--- Begin RECORDS SUPPLIED ---
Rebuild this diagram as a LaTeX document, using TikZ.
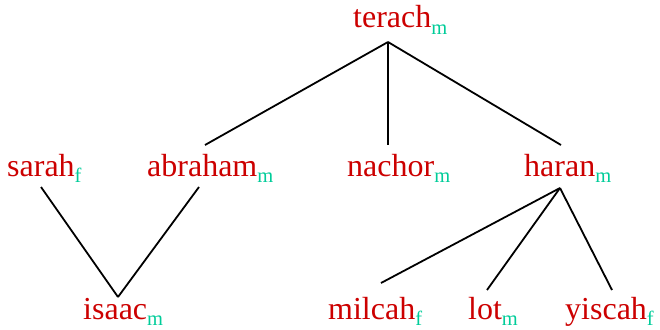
\documentclass[tikz,border=0pt]{standalone}
\usepackage{fontspec}
\setmainfont{Liberation Serif}
\usetikzlibrary{calc}
\definecolor{namered}{RGB}{204,0,0}
\definecolor{subgreen}{RGB}{0,204,153}
\newcommand{\gsub}[1]{\raisebox{-6pt}{\fontsize{20.5}{20.5}\selectfont\color{subgreen}#1}}
\tikzset{
  person/.style={anchor=base west, inner sep=0pt, text=namered, font=\fontsize{32}{32}\selectfont},
  edge/.style={draw=black, line width=1.8pt}
}
\begin{document}
\begin{tikzpicture}[x=1pt,y=1pt]
\useasboundingbox (0,0) rectangle (660,-329);
\node[person] (terach) at (353,-28) {terach\gsub{m}};
\node[person] (sarah) at (7,-176) {sarah\gsub{f}};
\node[person] (abraham) at (147,-176) {abraham\gsub{m}};
\node[person] (nachor) at (347,-176) {nachor\gsub{m}};
\node[person] (haran) at (524,-176) {haran\gsub{m}};
\node[person] (isaac) at (83,-319) {isaac\gsub{m}};
\node[person] (milcah) at (328,-319) {milcah\gsub{f}};
\node[person] (lot) at (468,-319) {lot\gsub{m}};
\node[person] (yiscah) at (565,-319) {yiscah\gsub{f}};
\draw[edge] ($(terach.base west)+(35,-14)$) -- ($(abraham.base west)+(58,31)$);
\draw[edge] ($(terach.base west)+(35,-14)$) -- ($(nachor.base west)+(41,31)$);
\draw[edge] ($(terach.base west)+(35,-14)$) -- ($(haran.base west)+(37,31)$);
\draw[edge] ($(sarah.base west)+(34,-11)$) -- ($(isaac.base west)+(35,22)$);
\draw[edge] ($(abraham.base west)+(52,-11)$) -- ($(isaac.base west)+(35,22)$);
\draw[edge] ($(haran.base west)+(36,-12)$) -- ($(milcah.base west)+(53,36)$);
\draw[edge] ($(haran.base west)+(36,-12)$) -- ($(lot.base west)+(19,29)$);
\draw[edge] ($(haran.base west)+(36,-12)$) -- ($(yiscah.base west)+(47,29)$);
\end{tikzpicture}
\end{document}
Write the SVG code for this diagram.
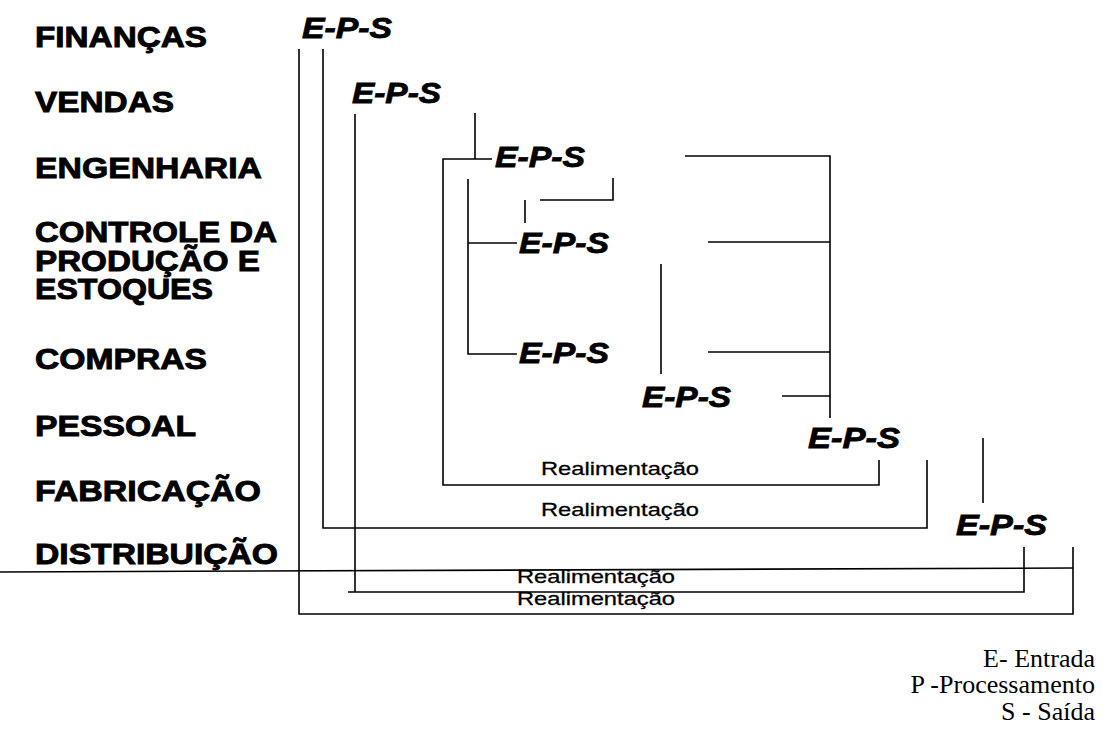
<svg xmlns="http://www.w3.org/2000/svg" width="1106" height="729" viewBox="0 0 1106 729">
<style>
.dept{font-family:"Liberation Sans",Arial,sans-serif;font-weight:bold;font-size:29px;fill:#000;stroke:#000;stroke-width:0.9px}
.eps{font-family:"Liberation Sans",Arial,sans-serif;font-weight:bold;font-style:italic;font-size:29px;fill:#000;stroke:#000;stroke-width:0.8px}
.real{font-family:"Liberation Sans",Arial,sans-serif;font-size:19px;fill:#000;stroke:#000;stroke-width:0.3px}
.leg{font-family:"Liberation Serif","Times New Roman",serif;font-size:26px;fill:#000;text-anchor:end}
.ln{stroke:#000;stroke-width:1.6;fill:none}
</style>
<rect width="1106" height="729" fill="#fff"/>
<g id="departments">
<text class="dept" x="35" y="47" textLength="172" lengthAdjust="spacingAndGlyphs">FINANÇAS</text>
<text class="dept" x="35" y="112" textLength="139" lengthAdjust="spacingAndGlyphs">VENDAS</text>
<text class="dept" x="35" y="178" textLength="227" lengthAdjust="spacingAndGlyphs">ENGENHARIA</text>
<text class="dept" x="35" y="242" textLength="242" lengthAdjust="spacingAndGlyphs">CONTROLE DA</text>
<text class="dept" x="35" y="271" textLength="225" lengthAdjust="spacingAndGlyphs">PRODUÇÃO E</text>
<text class="dept" x="35" y="299" textLength="178" lengthAdjust="spacingAndGlyphs">ESTOQUES</text>
<text class="dept" x="35" y="369" textLength="172" lengthAdjust="spacingAndGlyphs">COMPRAS</text>
<text class="dept" x="35" y="436" textLength="161" lengthAdjust="spacingAndGlyphs">PESSOAL</text>
<text class="dept" x="35" y="501" textLength="226" lengthAdjust="spacingAndGlyphs">FABRICAÇÃO</text>
<text class="dept" x="35" y="564" textLength="243" lengthAdjust="spacingAndGlyphs">DISTRIBUIÇÃO</text>
</g>
<g id="eps-financas"><text class="eps" x="302" y="38" textLength="90" lengthAdjust="spacingAndGlyphs">E-P-S</text></g>
<g id="eps-vendas"><text class="eps" x="352" y="103" textLength="89" lengthAdjust="spacingAndGlyphs">E-P-S</text></g>
<g id="eps-engenharia"><text class="eps" x="495" y="167" textLength="90" lengthAdjust="spacingAndGlyphs">E-P-S</text></g>
<g id="eps-controle"><text class="eps" x="519" y="253" textLength="90" lengthAdjust="spacingAndGlyphs">E-P-S</text></g>
<g id="eps-compras"><text class="eps" x="519" y="363" textLength="90" lengthAdjust="spacingAndGlyphs">E-P-S</text></g>
<g id="eps-pessoal"><text class="eps" x="642" y="407" textLength="89" lengthAdjust="spacingAndGlyphs">E-P-S</text></g>
<g id="eps-fabricacao"><text class="eps" x="808" y="448" textLength="92" lengthAdjust="spacingAndGlyphs">E-P-S</text></g>
<g id="eps-distribuicao"><text class="eps" x="956" y="535" textLength="91" lengthAdjust="spacingAndGlyphs">E-P-S</text></g>
<g id="connectors" class="ln">
<polyline points="299,49 299,614 1073,614 1073,547"/>
<polyline points="323,49 323,528 927,528 927,460"/>
<polyline points="355,114 355,592"/>
<polyline points="348,592 1024,592 1024,547"/>
<line x1="0" y1="572" x2="1073" y2="568"/>
<line x1="475" y1="113" x2="475" y2="159"/>
<polyline points="492,159 443,159 443,485 879,485 879,460"/>
<polyline points="685,156 830,156 830,418"/>
<line x1="708" y1="242" x2="830" y2="242"/>
<line x1="708" y1="352" x2="830" y2="352"/>
<line x1="782" y1="396" x2="830" y2="396"/>
<polyline points="613,178 613,200 540,200"/>
<line x1="525" y1="200" x2="525" y2="223"/>
<polyline points="517,243 468,243"/>
<polyline points="468,179 468,354 517,354"/>
<line x1="661" y1="264" x2="661" y2="374"/>
<line x1="983" y1="438" x2="983" y2="503"/>
</g>
<g id="feedback-labels">
<text class="real" x="541" y="475" textLength="158" lengthAdjust="spacingAndGlyphs">Realimentação</text>
<text class="real" x="541" y="516" textLength="158" lengthAdjust="spacingAndGlyphs">Realimentação</text>
<text class="real" x="517" y="583" textLength="158" lengthAdjust="spacingAndGlyphs">Realimentação</text>
<text class="real" x="517" y="605" textLength="158" lengthAdjust="spacingAndGlyphs">Realimentação</text>
</g>
<g id="legend">
<text class="leg" x="1095" y="667">E- Entrada</text>
<text class="leg" x="1095" y="693">P -Processamento</text>
<text class="leg" x="1095" y="720">S - Saída</text>
</g>
</svg>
--- End RECORDS SUPPLIED ---
TASK TO CARRY OUT> Every line above should be repeated exactly; pictures stay out of the copy.

REPLY>
Rebuild this diagram as a LaTeX document, using TikZ.
\documentclass[tikz,border=0pt]{standalone}
\usepackage{fontspec}
\setmainfont{Liberation Serif}
\usetikzlibrary{calc}
\definecolor{namered}{RGB}{204,0,0}
\definecolor{subgreen}{RGB}{0,204,153}
\newcommand{\gsub}[1]{\raisebox{-6pt}{\fontsize{20.5}{20.5}\selectfont\color{subgreen}#1}}
\tikzset{
  person/.style={anchor=base west, inner sep=0pt, text=namered, font=\fontsize{32}{32}\selectfont},
  edge/.style={draw=black, line width=1.8pt}
}
\begin{document}
\begin{tikzpicture}[x=1pt,y=1pt]
\useasboundingbox (0,0) rectangle (660,-329);
\node[person] (terach) at (353,-28) {terach\gsub{m}};
\node[person] (sarah) at (7,-176) {sarah\gsub{f}};
\node[person] (abraham) at (147,-176) {abraham\gsub{m}};
\node[person] (nachor) at (347,-176) {nachor\gsub{m}};
\node[person] (haran) at (524,-176) {haran\gsub{m}};
\node[person] (isaac) at (83,-319) {isaac\gsub{m}};
\node[person] (milcah) at (328,-319) {milcah\gsub{f}};
\node[person] (lot) at (468,-319) {lot\gsub{m}};
\node[person] (yiscah) at (565,-319) {yiscah\gsub{f}};
\draw[edge] ($(terach.base west)+(35,-14)$) -- ($(abraham.base west)+(58,31)$);
\draw[edge] ($(terach.base west)+(35,-14)$) -- ($(nachor.base west)+(41,31)$);
\draw[edge] ($(terach.base west)+(35,-14)$) -- ($(haran.base west)+(37,31)$);
\draw[edge] ($(sarah.base west)+(34,-11)$) -- ($(isaac.base west)+(35,22)$);
\draw[edge] ($(abraham.base west)+(52,-11)$) -- ($(isaac.base west)+(35,22)$);
\draw[edge] ($(haran.base west)+(36,-12)$) -- ($(milcah.base west)+(53,36)$);
\draw[edge] ($(haran.base west)+(36,-12)$) -- ($(lot.base west)+(19,29)$);
\draw[edge] ($(haran.base west)+(36,-12)$) -- ($(yiscah.base west)+(47,29)$);
\end{tikzpicture}
\end{document}
Write the SVG code for this diagram.
<svg xmlns="http://www.w3.org/2000/svg" width="1106" height="729" viewBox="0 0 1106 729">
<style>
.dept{font-family:"Liberation Sans",Arial,sans-serif;font-weight:bold;font-size:29px;fill:#000;stroke:#000;stroke-width:0.9px}
.eps{font-family:"Liberation Sans",Arial,sans-serif;font-weight:bold;font-style:italic;font-size:29px;fill:#000;stroke:#000;stroke-width:0.8px}
.real{font-family:"Liberation Sans",Arial,sans-serif;font-size:19px;fill:#000;stroke:#000;stroke-width:0.3px}
.leg{font-family:"Liberation Serif","Times New Roman",serif;font-size:26px;fill:#000;text-anchor:end}
.ln{stroke:#000;stroke-width:1.6;fill:none}
</style>
<rect width="1106" height="729" fill="#fff"/>
<g id="departments">
<text class="dept" x="35" y="47" textLength="172" lengthAdjust="spacingAndGlyphs">FINANÇAS</text>
<text class="dept" x="35" y="112" textLength="139" lengthAdjust="spacingAndGlyphs">VENDAS</text>
<text class="dept" x="35" y="178" textLength="227" lengthAdjust="spacingAndGlyphs">ENGENHARIA</text>
<text class="dept" x="35" y="242" textLength="242" lengthAdjust="spacingAndGlyphs">CONTROLE DA</text>
<text class="dept" x="35" y="271" textLength="225" lengthAdjust="spacingAndGlyphs">PRODUÇÃO E</text>
<text class="dept" x="35" y="299" textLength="178" lengthAdjust="spacingAndGlyphs">ESTOQUES</text>
<text class="dept" x="35" y="369" textLength="172" lengthAdjust="spacingAndGlyphs">COMPRAS</text>
<text class="dept" x="35" y="436" textLength="161" lengthAdjust="spacingAndGlyphs">PESSOAL</text>
<text class="dept" x="35" y="501" textLength="226" lengthAdjust="spacingAndGlyphs">FABRICAÇÃO</text>
<text class="dept" x="35" y="564" textLength="243" lengthAdjust="spacingAndGlyphs">DISTRIBUIÇÃO</text>
</g>
<g id="eps-financas"><text class="eps" x="302" y="38" textLength="90" lengthAdjust="spacingAndGlyphs">E-P-S</text></g>
<g id="eps-vendas"><text class="eps" x="352" y="103" textLength="89" lengthAdjust="spacingAndGlyphs">E-P-S</text></g>
<g id="eps-engenharia"><text class="eps" x="495" y="167" textLength="90" lengthAdjust="spacingAndGlyphs">E-P-S</text></g>
<g id="eps-controle"><text class="eps" x="519" y="253" textLength="90" lengthAdjust="spacingAndGlyphs">E-P-S</text></g>
<g id="eps-compras"><text class="eps" x="519" y="363" textLength="90" lengthAdjust="spacingAndGlyphs">E-P-S</text></g>
<g id="eps-pessoal"><text class="eps" x="642" y="407" textLength="89" lengthAdjust="spacingAndGlyphs">E-P-S</text></g>
<g id="eps-fabricacao"><text class="eps" x="808" y="448" textLength="92" lengthAdjust="spacingAndGlyphs">E-P-S</text></g>
<g id="eps-distribuicao"><text class="eps" x="956" y="535" textLength="91" lengthAdjust="spacingAndGlyphs">E-P-S</text></g>
<g id="connectors" class="ln">
<polyline points="299,49 299,614 1073,614 1073,547"/>
<polyline points="323,49 323,528 927,528 927,460"/>
<polyline points="355,114 355,592"/>
<polyline points="348,592 1024,592 1024,547"/>
<line x1="0" y1="572" x2="1073" y2="568"/>
<line x1="475" y1="113" x2="475" y2="159"/>
<polyline points="492,159 443,159 443,485 879,485 879,460"/>
<polyline points="685,156 830,156 830,418"/>
<line x1="708" y1="242" x2="830" y2="242"/>
<line x1="708" y1="352" x2="830" y2="352"/>
<line x1="782" y1="396" x2="830" y2="396"/>
<polyline points="613,178 613,200 540,200"/>
<line x1="525" y1="200" x2="525" y2="223"/>
<polyline points="517,243 468,243"/>
<polyline points="468,179 468,354 517,354"/>
<line x1="661" y1="264" x2="661" y2="374"/>
<line x1="983" y1="438" x2="983" y2="503"/>
</g>
<g id="feedback-labels">
<text class="real" x="541" y="475" textLength="158" lengthAdjust="spacingAndGlyphs">Realimentação</text>
<text class="real" x="541" y="516" textLength="158" lengthAdjust="spacingAndGlyphs">Realimentação</text>
<text class="real" x="517" y="583" textLength="158" lengthAdjust="spacingAndGlyphs">Realimentação</text>
<text class="real" x="517" y="605" textLength="158" lengthAdjust="spacingAndGlyphs">Realimentação</text>
</g>
<g id="legend">
<text class="leg" x="1095" y="667">E- Entrada</text>
<text class="leg" x="1095" y="693">P -Processamento</text>
<text class="leg" x="1095" y="720">S - Saída</text>
</g>
</svg>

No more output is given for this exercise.